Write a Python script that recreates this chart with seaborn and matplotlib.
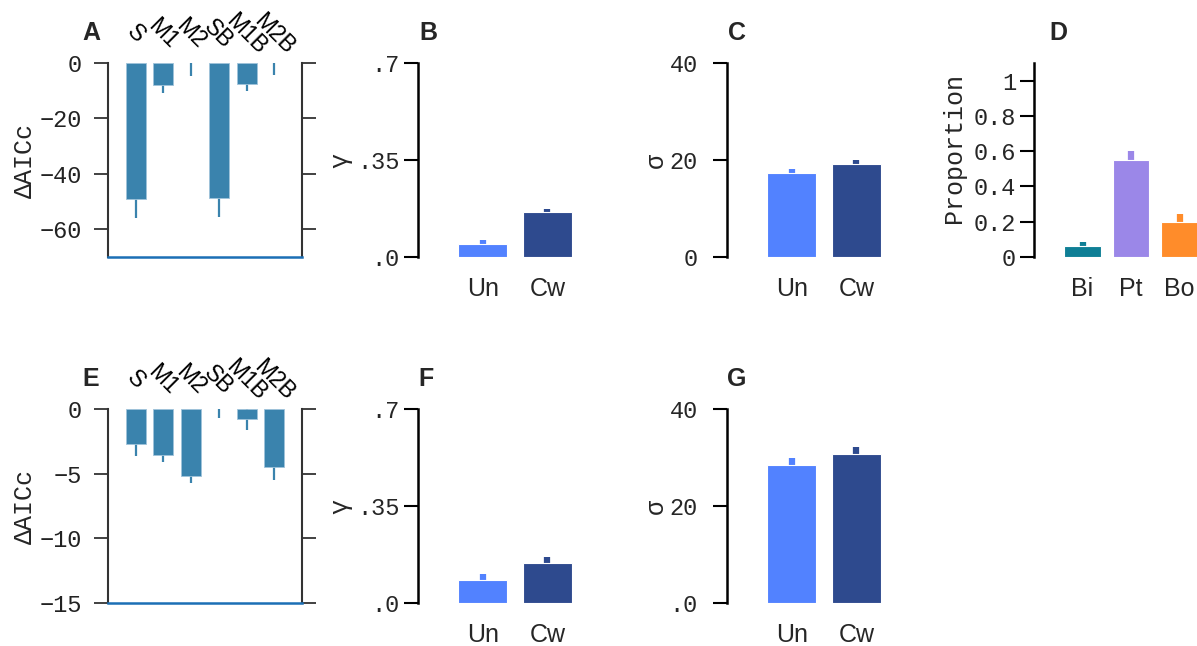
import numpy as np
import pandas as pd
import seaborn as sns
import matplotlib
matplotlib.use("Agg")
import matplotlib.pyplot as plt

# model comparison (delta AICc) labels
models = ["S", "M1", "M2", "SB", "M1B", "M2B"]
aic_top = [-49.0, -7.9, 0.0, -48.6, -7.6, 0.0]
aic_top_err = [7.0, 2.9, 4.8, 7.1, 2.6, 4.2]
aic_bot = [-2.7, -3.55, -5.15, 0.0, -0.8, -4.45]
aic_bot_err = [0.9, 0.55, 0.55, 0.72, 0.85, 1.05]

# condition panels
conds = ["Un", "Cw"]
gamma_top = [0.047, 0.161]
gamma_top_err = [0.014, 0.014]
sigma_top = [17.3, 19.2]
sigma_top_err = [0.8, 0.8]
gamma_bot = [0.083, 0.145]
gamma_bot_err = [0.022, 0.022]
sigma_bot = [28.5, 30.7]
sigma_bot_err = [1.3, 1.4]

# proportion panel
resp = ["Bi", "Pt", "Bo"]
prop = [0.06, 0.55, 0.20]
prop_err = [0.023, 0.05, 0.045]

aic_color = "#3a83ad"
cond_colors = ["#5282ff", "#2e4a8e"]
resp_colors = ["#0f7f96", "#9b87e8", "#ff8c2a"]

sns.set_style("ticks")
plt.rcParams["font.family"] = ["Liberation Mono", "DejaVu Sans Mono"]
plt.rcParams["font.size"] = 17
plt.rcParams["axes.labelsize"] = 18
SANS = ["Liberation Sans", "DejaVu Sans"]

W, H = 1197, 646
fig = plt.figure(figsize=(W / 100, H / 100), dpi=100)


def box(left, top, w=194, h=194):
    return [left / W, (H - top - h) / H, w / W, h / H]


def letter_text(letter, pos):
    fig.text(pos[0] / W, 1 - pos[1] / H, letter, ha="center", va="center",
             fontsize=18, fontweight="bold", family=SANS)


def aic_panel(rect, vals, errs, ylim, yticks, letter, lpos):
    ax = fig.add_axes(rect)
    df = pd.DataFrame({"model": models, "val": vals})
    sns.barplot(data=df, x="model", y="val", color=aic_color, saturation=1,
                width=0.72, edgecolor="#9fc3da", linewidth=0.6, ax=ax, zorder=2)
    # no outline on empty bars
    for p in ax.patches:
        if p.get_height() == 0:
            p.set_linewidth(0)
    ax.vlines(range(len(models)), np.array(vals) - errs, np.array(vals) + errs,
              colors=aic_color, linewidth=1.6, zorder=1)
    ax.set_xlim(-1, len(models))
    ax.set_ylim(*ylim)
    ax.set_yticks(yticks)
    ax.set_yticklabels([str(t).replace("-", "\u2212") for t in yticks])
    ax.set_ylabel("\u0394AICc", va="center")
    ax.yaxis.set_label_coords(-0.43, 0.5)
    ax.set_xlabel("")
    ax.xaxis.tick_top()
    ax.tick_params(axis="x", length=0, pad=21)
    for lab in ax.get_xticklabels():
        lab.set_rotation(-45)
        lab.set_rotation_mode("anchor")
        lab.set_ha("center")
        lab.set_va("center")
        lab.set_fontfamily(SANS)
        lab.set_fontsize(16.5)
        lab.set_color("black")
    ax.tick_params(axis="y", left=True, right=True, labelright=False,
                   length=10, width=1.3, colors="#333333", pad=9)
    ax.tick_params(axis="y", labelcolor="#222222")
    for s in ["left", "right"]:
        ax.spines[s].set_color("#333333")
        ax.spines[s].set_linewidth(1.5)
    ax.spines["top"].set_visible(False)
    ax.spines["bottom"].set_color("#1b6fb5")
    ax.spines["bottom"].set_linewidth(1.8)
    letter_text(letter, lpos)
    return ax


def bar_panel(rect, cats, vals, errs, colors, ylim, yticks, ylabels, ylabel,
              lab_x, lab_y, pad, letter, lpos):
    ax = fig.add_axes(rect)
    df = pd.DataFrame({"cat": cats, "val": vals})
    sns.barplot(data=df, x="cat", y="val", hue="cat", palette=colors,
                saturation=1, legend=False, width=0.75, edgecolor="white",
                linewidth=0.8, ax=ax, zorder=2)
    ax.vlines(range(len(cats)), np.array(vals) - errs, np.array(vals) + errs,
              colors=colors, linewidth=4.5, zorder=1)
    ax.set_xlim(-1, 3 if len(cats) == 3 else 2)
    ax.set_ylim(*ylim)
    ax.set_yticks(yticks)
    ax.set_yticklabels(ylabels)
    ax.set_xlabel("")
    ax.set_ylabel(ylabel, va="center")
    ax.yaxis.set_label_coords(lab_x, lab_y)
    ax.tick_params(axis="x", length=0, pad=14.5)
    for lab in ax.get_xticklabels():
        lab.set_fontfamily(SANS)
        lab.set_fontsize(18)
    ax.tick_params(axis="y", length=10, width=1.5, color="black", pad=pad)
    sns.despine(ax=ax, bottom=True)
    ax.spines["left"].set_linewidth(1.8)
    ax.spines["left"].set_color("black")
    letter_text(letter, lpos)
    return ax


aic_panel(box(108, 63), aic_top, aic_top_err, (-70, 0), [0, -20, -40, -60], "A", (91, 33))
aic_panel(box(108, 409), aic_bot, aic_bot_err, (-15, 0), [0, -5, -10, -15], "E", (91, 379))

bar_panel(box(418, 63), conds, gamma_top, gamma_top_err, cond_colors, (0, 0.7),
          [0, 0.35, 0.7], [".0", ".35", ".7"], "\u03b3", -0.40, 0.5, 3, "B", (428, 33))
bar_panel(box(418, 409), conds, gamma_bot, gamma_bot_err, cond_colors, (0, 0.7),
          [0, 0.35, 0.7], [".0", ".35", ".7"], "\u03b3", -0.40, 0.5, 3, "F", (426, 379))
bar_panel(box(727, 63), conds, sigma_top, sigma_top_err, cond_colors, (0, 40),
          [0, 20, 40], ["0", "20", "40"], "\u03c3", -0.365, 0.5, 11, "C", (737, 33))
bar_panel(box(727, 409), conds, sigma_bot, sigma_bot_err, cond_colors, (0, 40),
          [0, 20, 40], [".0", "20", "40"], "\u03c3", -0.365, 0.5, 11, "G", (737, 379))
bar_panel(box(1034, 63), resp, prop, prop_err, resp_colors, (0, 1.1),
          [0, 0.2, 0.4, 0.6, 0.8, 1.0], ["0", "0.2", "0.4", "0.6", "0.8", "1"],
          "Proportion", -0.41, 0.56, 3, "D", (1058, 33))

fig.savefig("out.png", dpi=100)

------------------------------

• [What to work on]: Copy the listing word for word, excluding its pictures.

• [Written answer]:
Write a Python script that recreates this chart with seaborn and matplotlib.
import numpy as np
import pandas as pd
import seaborn as sns
import matplotlib
matplotlib.use("Agg")
import matplotlib.pyplot as plt

# model comparison (delta AICc) labels
models = ["S", "M1", "M2", "SB", "M1B", "M2B"]
aic_top = [-49.0, -7.9, 0.0, -48.6, -7.6, 0.0]
aic_top_err = [7.0, 2.9, 4.8, 7.1, 2.6, 4.2]
aic_bot = [-2.7, -3.55, -5.15, 0.0, -0.8, -4.45]
aic_bot_err = [0.9, 0.55, 0.55, 0.72, 0.85, 1.05]

# condition panels
conds = ["Un", "Cw"]
gamma_top = [0.047, 0.161]
gamma_top_err = [0.014, 0.014]
sigma_top = [17.3, 19.2]
sigma_top_err = [0.8, 0.8]
gamma_bot = [0.083, 0.145]
gamma_bot_err = [0.022, 0.022]
sigma_bot = [28.5, 30.7]
sigma_bot_err = [1.3, 1.4]

# proportion panel
resp = ["Bi", "Pt", "Bo"]
prop = [0.06, 0.55, 0.20]
prop_err = [0.023, 0.05, 0.045]

aic_color = "#3a83ad"
cond_colors = ["#5282ff", "#2e4a8e"]
resp_colors = ["#0f7f96", "#9b87e8", "#ff8c2a"]

sns.set_style("ticks")
plt.rcParams["font.family"] = ["Liberation Mono", "DejaVu Sans Mono"]
plt.rcParams["font.size"] = 17
plt.rcParams["axes.labelsize"] = 18
SANS = ["Liberation Sans", "DejaVu Sans"]

W, H = 1197, 646
fig = plt.figure(figsize=(W / 100, H / 100), dpi=100)


def box(left, top, w=194, h=194):
    return [left / W, (H - top - h) / H, w / W, h / H]


def letter_text(letter, pos):
    fig.text(pos[0] / W, 1 - pos[1] / H, letter, ha="center", va="center",
             fontsize=18, fontweight="bold", family=SANS)


def aic_panel(rect, vals, errs, ylim, yticks, letter, lpos):
    ax = fig.add_axes(rect)
    df = pd.DataFrame({"model": models, "val": vals})
    sns.barplot(data=df, x="model", y="val", color=aic_color, saturation=1,
                width=0.72, edgecolor="#9fc3da", linewidth=0.6, ax=ax, zorder=2)
    # no outline on empty bars
    for p in ax.patches:
        if p.get_height() == 0:
            p.set_linewidth(0)
    ax.vlines(range(len(models)), np.array(vals) - errs, np.array(vals) + errs,
              colors=aic_color, linewidth=1.6, zorder=1)
    ax.set_xlim(-1, len(models))
    ax.set_ylim(*ylim)
    ax.set_yticks(yticks)
    ax.set_yticklabels([str(t).replace("-", "\u2212") for t in yticks])
    ax.set_ylabel("\u0394AICc", va="center")
    ax.yaxis.set_label_coords(-0.43, 0.5)
    ax.set_xlabel("")
    ax.xaxis.tick_top()
    ax.tick_params(axis="x", length=0, pad=21)
    for lab in ax.get_xticklabels():
        lab.set_rotation(-45)
        lab.set_rotation_mode("anchor")
        lab.set_ha("center")
        lab.set_va("center")
        lab.set_fontfamily(SANS)
        lab.set_fontsize(16.5)
        lab.set_color("black")
    ax.tick_params(axis="y", left=True, right=True, labelright=False,
                   length=10, width=1.3, colors="#333333", pad=9)
    ax.tick_params(axis="y", labelcolor="#222222")
    for s in ["left", "right"]:
        ax.spines[s].set_color("#333333")
        ax.spines[s].set_linewidth(1.5)
    ax.spines["top"].set_visible(False)
    ax.spines["bottom"].set_color("#1b6fb5")
    ax.spines["bottom"].set_linewidth(1.8)
    letter_text(letter, lpos)
    return ax


def bar_panel(rect, cats, vals, errs, colors, ylim, yticks, ylabels, ylabel,
              lab_x, lab_y, pad, letter, lpos):
    ax = fig.add_axes(rect)
    df = pd.DataFrame({"cat": cats, "val": vals})
    sns.barplot(data=df, x="cat", y="val", hue="cat", palette=colors,
                saturation=1, legend=False, width=0.75, edgecolor="white",
                linewidth=0.8, ax=ax, zorder=2)
    ax.vlines(range(len(cats)), np.array(vals) - errs, np.array(vals) + errs,
              colors=colors, linewidth=4.5, zorder=1)
    ax.set_xlim(-1, 3 if len(cats) == 3 else 2)
    ax.set_ylim(*ylim)
    ax.set_yticks(yticks)
    ax.set_yticklabels(ylabels)
    ax.set_xlabel("")
    ax.set_ylabel(ylabel, va="center")
    ax.yaxis.set_label_coords(lab_x, lab_y)
    ax.tick_params(axis="x", length=0, pad=14.5)
    for lab in ax.get_xticklabels():
        lab.set_fontfamily(SANS)
        lab.set_fontsize(18)
    ax.tick_params(axis="y", length=10, width=1.5, color="black", pad=pad)
    sns.despine(ax=ax, bottom=True)
    ax.spines["left"].set_linewidth(1.8)
    ax.spines["left"].set_color("black")
    letter_text(letter, lpos)
    return ax


aic_panel(box(108, 63), aic_top, aic_top_err, (-70, 0), [0, -20, -40, -60], "A", (91, 33))
aic_panel(box(108, 409), aic_bot, aic_bot_err, (-15, 0), [0, -5, -10, -15], "E", (91, 379))

bar_panel(box(418, 63), conds, gamma_top, gamma_top_err, cond_colors, (0, 0.7),
          [0, 0.35, 0.7], [".0", ".35", ".7"], "\u03b3", -0.40, 0.5, 3, "B", (428, 33))
bar_panel(box(418, 409), conds, gamma_bot, gamma_bot_err, cond_colors, (0, 0.7),
          [0, 0.35, 0.7], [".0", ".35", ".7"], "\u03b3", -0.40, 0.5, 3, "F", (426, 379))
bar_panel(box(727, 63), conds, sigma_top, sigma_top_err, cond_colors, (0, 40),
          [0, 20, 40], ["0", "20", "40"], "\u03c3", -0.365, 0.5, 11, "C", (737, 33))
bar_panel(box(727, 409), conds, sigma_bot, sigma_bot_err, cond_colors, (0, 40),
          [0, 20, 40], [".0", "20", "40"], "\u03c3", -0.365, 0.5, 11, "G", (737, 379))
bar_panel(box(1034, 63), resp, prop, prop_err, resp_colors, (0, 1.1),
          [0, 0.2, 0.4, 0.6, 0.8, 1.0], ["0", "0.2", "0.4", "0.6", "0.8", "1"],
          "Proportion", -0.41, 0.56, 3, "D", (1058, 33))

fig.savefig("out.png", dpi=100)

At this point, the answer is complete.